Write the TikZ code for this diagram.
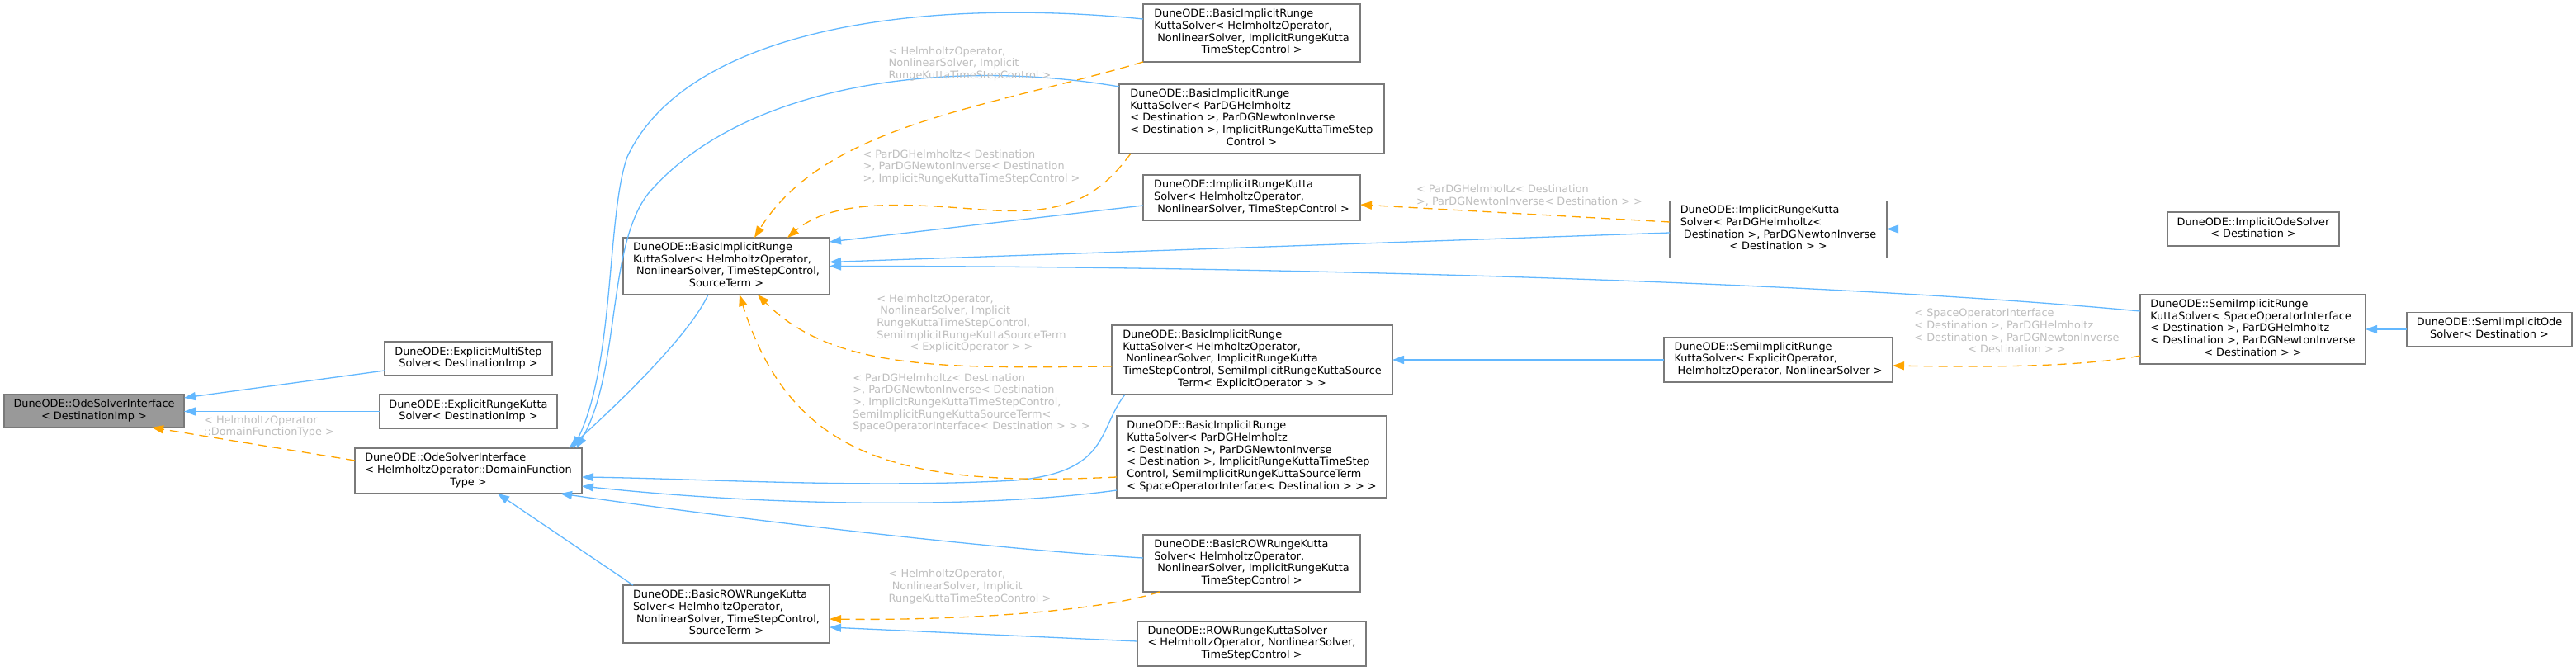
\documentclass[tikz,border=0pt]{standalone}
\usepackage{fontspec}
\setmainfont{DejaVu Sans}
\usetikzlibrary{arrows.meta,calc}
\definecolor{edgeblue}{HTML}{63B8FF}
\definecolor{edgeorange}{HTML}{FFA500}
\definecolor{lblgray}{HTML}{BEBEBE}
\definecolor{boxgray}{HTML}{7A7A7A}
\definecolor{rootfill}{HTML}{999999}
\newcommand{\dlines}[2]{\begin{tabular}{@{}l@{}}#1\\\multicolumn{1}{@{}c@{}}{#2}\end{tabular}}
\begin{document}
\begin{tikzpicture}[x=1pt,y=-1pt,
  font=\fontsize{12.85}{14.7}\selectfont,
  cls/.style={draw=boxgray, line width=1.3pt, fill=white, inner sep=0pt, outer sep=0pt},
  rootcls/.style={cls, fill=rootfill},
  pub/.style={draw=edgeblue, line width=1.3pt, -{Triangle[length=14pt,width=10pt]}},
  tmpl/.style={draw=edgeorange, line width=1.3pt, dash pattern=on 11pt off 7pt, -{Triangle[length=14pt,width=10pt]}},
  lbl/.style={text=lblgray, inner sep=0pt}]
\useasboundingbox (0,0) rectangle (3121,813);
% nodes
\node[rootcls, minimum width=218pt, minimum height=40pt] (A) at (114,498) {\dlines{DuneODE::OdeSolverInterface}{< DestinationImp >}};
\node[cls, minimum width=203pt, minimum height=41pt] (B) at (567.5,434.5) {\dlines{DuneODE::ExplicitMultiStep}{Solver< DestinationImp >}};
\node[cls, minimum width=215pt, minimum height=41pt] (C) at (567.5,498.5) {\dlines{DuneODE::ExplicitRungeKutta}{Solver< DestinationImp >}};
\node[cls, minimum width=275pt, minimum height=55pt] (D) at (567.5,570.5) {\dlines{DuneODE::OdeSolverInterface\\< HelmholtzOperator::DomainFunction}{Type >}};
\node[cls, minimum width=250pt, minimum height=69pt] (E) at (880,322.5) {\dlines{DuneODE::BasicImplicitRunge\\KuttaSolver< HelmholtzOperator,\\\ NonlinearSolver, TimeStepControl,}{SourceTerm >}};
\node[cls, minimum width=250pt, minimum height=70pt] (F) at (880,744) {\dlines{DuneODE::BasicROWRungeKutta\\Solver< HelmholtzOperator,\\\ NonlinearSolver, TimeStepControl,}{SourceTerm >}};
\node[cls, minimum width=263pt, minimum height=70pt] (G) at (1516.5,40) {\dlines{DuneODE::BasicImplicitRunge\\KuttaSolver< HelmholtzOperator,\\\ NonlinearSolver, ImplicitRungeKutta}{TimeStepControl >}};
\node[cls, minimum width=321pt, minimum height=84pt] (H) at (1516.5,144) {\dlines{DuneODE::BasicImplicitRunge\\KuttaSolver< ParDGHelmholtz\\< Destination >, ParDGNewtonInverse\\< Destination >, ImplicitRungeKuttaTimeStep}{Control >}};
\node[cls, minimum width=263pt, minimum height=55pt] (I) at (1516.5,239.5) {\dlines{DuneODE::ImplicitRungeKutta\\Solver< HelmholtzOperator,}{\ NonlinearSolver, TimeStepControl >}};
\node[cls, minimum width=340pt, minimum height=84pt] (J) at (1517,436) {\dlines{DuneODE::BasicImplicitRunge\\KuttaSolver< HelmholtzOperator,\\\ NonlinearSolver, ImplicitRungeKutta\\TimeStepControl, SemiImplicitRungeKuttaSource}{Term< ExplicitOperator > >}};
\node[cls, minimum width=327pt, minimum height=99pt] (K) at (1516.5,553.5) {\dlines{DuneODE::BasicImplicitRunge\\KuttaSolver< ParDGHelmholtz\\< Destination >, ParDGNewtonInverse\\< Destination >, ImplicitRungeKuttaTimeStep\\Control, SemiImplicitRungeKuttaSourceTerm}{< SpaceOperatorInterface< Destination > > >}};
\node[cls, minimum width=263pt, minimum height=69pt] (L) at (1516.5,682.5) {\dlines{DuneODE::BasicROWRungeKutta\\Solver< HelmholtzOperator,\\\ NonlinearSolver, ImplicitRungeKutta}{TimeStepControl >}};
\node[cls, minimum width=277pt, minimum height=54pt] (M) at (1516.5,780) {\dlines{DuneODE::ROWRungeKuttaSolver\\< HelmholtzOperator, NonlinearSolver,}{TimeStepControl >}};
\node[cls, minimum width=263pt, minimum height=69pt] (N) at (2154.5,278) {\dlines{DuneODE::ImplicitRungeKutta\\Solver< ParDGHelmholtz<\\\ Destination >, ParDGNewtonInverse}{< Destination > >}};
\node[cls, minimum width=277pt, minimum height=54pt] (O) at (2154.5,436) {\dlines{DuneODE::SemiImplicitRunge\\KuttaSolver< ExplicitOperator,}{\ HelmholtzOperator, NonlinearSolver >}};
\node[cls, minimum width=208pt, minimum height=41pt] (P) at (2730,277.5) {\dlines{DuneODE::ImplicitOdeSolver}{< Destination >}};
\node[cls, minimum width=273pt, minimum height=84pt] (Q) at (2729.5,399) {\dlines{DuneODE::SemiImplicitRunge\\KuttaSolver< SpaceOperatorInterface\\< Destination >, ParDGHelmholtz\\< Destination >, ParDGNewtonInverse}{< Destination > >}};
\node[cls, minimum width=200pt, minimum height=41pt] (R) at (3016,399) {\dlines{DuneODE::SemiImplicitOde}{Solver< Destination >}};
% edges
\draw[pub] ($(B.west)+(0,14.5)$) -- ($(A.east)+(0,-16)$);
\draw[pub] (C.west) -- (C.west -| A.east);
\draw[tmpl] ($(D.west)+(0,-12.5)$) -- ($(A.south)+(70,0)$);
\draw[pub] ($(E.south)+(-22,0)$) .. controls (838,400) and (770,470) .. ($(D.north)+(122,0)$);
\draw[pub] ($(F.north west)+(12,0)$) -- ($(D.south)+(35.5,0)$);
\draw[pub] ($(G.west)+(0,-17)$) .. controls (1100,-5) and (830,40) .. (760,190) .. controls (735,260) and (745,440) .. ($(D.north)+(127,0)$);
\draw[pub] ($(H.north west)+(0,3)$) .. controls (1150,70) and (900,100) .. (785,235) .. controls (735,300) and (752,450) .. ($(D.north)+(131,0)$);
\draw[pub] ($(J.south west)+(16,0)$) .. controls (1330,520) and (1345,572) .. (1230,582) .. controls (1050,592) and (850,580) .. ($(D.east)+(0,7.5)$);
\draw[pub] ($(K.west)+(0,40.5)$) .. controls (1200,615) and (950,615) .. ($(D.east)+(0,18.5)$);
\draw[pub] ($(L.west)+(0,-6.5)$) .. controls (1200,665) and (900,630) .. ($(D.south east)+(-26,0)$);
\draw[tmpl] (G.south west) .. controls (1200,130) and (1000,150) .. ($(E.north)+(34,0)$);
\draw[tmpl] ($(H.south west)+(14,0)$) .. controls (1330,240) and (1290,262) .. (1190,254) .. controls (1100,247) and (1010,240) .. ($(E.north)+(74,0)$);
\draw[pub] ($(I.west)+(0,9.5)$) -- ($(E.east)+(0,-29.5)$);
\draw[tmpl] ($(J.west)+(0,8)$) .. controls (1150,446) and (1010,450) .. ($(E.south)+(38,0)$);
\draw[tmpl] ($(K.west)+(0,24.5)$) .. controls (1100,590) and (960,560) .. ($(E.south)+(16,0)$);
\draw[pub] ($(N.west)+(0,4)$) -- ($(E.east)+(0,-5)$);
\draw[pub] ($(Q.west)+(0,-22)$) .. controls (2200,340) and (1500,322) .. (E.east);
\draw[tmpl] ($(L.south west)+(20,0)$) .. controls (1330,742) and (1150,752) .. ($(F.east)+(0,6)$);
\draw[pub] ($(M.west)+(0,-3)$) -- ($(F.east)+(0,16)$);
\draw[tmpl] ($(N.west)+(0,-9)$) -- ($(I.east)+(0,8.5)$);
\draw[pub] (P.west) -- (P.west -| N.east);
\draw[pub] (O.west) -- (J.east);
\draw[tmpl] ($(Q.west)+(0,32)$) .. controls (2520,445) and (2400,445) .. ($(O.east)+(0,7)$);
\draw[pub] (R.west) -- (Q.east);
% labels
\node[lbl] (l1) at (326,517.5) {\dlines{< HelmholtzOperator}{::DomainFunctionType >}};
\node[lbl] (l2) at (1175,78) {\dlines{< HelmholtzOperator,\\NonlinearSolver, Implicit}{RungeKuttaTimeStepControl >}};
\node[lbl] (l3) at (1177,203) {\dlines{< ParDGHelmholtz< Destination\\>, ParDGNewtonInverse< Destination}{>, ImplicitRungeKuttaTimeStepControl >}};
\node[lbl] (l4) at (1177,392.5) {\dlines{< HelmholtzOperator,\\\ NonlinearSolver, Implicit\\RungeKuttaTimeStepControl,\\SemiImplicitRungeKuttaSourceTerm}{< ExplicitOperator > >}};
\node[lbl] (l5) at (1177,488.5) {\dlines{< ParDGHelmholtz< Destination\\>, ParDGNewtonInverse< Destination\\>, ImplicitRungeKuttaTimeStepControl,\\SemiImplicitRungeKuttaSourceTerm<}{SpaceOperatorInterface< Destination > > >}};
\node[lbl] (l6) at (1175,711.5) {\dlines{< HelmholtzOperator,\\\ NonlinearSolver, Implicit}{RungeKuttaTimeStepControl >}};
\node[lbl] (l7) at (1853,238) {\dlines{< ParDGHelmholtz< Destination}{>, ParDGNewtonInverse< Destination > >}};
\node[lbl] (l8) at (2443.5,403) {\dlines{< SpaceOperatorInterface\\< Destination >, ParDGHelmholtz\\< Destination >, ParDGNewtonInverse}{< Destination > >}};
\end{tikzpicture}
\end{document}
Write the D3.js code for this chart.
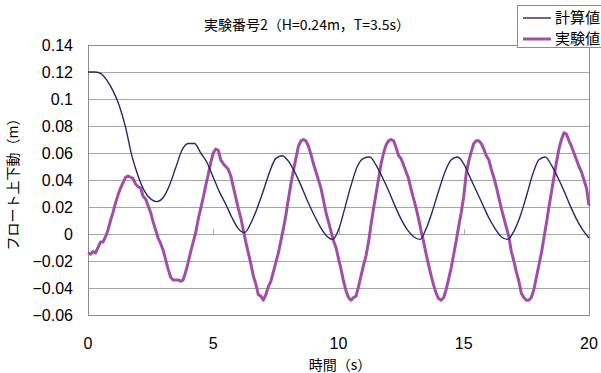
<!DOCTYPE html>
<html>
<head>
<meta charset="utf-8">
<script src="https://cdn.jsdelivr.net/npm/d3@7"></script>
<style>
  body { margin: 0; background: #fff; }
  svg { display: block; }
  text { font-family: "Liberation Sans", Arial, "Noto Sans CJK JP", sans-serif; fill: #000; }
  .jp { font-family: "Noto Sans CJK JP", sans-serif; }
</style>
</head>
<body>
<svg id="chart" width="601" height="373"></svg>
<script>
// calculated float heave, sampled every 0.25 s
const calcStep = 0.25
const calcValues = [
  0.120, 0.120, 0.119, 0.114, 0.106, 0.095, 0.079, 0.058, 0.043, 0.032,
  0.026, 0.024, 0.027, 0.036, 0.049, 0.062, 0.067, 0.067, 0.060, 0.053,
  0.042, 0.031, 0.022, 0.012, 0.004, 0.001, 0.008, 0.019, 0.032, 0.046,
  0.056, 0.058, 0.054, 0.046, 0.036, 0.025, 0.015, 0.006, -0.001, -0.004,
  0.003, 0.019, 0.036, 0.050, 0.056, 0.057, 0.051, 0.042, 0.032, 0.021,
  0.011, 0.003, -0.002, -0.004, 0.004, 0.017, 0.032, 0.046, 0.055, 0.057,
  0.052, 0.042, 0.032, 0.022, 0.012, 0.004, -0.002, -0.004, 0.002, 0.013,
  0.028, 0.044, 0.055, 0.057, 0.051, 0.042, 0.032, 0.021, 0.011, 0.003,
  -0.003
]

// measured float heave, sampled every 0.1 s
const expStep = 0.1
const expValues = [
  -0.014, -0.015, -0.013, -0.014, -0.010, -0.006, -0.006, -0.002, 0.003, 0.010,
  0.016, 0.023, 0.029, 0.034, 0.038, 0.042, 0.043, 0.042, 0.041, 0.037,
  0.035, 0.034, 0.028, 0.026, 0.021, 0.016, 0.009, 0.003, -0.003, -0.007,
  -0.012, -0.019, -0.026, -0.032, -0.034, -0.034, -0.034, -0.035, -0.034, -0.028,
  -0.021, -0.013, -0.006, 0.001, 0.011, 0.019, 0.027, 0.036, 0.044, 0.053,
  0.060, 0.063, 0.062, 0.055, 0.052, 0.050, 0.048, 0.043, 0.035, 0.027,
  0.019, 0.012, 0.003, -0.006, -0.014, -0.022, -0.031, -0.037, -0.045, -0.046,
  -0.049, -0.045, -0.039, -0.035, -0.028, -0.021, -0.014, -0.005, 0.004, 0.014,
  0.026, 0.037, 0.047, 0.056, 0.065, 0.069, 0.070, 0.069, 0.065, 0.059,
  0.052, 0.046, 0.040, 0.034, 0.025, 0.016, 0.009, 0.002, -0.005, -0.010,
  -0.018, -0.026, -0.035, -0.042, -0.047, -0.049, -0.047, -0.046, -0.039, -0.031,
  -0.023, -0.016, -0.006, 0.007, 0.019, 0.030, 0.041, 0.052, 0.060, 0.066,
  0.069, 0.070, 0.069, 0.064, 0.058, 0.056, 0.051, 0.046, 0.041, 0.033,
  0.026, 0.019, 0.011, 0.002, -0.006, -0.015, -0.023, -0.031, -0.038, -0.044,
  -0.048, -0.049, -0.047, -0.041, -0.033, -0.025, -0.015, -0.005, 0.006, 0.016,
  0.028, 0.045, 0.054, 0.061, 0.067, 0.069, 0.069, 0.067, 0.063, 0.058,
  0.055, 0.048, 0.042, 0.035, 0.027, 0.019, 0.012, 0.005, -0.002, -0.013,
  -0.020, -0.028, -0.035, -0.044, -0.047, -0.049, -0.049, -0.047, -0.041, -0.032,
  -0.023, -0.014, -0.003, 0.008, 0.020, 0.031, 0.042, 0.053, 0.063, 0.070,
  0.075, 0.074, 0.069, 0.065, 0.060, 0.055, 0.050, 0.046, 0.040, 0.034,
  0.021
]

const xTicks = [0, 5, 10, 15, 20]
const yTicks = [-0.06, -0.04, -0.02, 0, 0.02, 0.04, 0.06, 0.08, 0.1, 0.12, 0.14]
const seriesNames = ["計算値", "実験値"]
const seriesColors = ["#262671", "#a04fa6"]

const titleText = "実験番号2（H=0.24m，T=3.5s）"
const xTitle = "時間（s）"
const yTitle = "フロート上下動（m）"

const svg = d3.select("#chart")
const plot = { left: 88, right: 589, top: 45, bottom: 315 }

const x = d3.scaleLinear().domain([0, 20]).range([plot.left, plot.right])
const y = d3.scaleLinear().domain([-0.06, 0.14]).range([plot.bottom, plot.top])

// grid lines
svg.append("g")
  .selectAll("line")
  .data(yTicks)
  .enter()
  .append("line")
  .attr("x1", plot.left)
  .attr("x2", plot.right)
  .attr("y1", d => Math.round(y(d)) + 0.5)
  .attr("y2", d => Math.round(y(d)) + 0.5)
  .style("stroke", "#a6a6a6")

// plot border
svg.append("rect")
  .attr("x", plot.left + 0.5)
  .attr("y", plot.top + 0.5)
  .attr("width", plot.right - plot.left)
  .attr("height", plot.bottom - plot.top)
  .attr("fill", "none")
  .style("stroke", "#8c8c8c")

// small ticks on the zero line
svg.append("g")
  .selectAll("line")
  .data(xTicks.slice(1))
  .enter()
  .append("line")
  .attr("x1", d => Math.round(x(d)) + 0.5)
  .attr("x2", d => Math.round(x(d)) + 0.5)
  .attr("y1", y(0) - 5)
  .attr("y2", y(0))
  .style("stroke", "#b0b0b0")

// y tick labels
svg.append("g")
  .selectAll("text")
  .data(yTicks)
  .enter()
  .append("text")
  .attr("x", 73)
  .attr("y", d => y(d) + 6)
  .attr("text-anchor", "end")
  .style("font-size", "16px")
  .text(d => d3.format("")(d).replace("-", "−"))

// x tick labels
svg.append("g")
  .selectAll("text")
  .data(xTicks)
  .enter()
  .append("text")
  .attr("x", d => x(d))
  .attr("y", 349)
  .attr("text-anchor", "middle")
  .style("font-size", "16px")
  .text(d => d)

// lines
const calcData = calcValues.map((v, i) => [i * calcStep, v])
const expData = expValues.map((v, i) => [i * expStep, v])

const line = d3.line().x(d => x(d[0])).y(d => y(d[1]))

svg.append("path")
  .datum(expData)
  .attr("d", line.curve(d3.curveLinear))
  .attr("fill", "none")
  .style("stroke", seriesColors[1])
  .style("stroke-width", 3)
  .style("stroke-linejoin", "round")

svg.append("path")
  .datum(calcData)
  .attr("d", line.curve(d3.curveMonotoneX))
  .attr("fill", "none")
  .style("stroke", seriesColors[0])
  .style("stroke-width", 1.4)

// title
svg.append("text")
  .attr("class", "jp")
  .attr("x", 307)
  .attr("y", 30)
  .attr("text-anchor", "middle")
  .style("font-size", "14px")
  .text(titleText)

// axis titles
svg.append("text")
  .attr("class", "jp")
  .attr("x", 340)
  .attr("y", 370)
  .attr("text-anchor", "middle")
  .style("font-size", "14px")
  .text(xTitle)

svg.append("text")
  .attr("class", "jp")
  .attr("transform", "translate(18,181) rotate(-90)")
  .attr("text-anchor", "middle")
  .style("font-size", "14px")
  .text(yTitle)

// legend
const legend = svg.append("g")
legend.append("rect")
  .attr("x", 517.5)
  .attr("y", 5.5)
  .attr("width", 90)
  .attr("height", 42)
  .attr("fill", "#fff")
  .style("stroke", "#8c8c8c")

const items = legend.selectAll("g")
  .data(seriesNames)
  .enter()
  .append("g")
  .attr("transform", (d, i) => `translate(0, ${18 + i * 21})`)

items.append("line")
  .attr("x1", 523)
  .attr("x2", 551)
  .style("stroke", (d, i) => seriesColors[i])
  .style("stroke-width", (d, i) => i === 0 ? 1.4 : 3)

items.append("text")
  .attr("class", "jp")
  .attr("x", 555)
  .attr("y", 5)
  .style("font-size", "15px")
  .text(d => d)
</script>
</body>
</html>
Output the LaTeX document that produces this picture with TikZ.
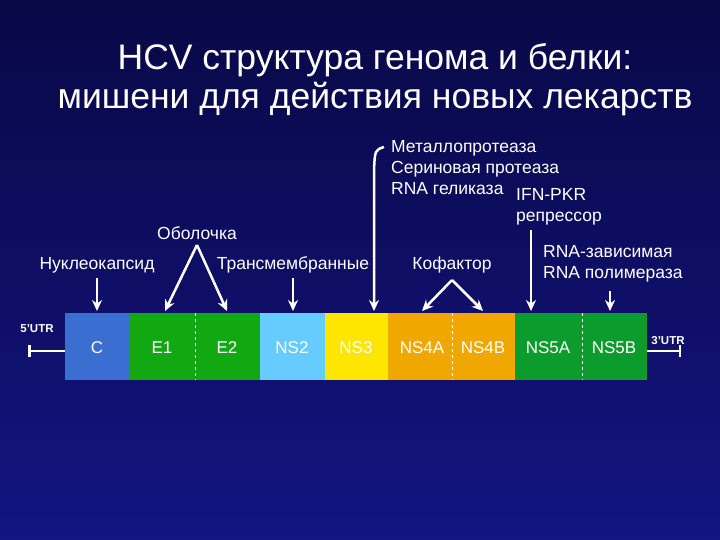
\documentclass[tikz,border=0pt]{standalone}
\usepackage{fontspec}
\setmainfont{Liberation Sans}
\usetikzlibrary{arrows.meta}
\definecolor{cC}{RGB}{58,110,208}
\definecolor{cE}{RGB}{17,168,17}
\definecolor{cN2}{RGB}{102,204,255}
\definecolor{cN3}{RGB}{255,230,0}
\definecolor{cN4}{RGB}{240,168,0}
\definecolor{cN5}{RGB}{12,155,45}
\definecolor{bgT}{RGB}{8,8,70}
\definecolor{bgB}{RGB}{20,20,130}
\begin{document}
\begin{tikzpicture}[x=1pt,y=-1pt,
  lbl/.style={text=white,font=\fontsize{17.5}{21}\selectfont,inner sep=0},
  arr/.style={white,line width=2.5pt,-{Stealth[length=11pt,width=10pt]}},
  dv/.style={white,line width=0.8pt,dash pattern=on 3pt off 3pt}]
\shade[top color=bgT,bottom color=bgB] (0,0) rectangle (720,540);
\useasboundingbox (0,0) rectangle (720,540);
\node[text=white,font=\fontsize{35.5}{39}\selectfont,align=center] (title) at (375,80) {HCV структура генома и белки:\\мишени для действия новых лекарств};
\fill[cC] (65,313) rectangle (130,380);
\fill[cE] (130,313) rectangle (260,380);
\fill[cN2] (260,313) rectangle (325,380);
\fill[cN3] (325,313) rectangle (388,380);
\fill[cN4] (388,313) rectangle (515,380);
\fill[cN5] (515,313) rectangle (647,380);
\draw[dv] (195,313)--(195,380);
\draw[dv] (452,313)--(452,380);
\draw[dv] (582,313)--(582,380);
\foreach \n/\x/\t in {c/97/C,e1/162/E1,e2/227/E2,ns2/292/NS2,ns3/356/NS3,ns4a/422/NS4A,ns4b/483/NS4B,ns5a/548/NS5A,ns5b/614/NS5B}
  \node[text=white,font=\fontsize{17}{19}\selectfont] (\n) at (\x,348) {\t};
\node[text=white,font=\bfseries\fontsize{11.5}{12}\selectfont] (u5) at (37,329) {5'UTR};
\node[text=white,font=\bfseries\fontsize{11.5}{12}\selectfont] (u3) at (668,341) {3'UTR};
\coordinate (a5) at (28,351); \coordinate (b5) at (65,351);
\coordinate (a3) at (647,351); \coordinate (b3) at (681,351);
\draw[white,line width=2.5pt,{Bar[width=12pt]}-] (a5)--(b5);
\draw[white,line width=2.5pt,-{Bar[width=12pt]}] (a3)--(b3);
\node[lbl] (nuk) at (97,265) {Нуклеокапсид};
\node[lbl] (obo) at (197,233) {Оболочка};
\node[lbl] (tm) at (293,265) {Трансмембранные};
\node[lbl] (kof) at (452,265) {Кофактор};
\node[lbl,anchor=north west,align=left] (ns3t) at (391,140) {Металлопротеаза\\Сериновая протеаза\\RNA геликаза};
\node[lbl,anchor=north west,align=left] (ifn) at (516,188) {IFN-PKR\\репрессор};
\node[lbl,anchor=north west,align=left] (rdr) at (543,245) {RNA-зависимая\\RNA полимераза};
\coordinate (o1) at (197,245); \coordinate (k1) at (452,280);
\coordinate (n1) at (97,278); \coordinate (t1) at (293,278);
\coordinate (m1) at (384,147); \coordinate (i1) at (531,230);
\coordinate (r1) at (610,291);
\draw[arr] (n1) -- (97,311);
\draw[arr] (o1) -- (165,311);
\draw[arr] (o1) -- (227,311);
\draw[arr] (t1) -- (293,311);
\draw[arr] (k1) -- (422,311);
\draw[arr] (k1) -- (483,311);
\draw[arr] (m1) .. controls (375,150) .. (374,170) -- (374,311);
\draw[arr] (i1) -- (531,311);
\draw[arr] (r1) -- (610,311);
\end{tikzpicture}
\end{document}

* * * * * * *

TASK DIRECTIONS: Identify every line where the string "this" appears.

CORRECT RESPONSE:
Write the TikZ code for this diagram.
Write the D3.js code for this chart.
Output the LaTeX document that produces this picture with TikZ.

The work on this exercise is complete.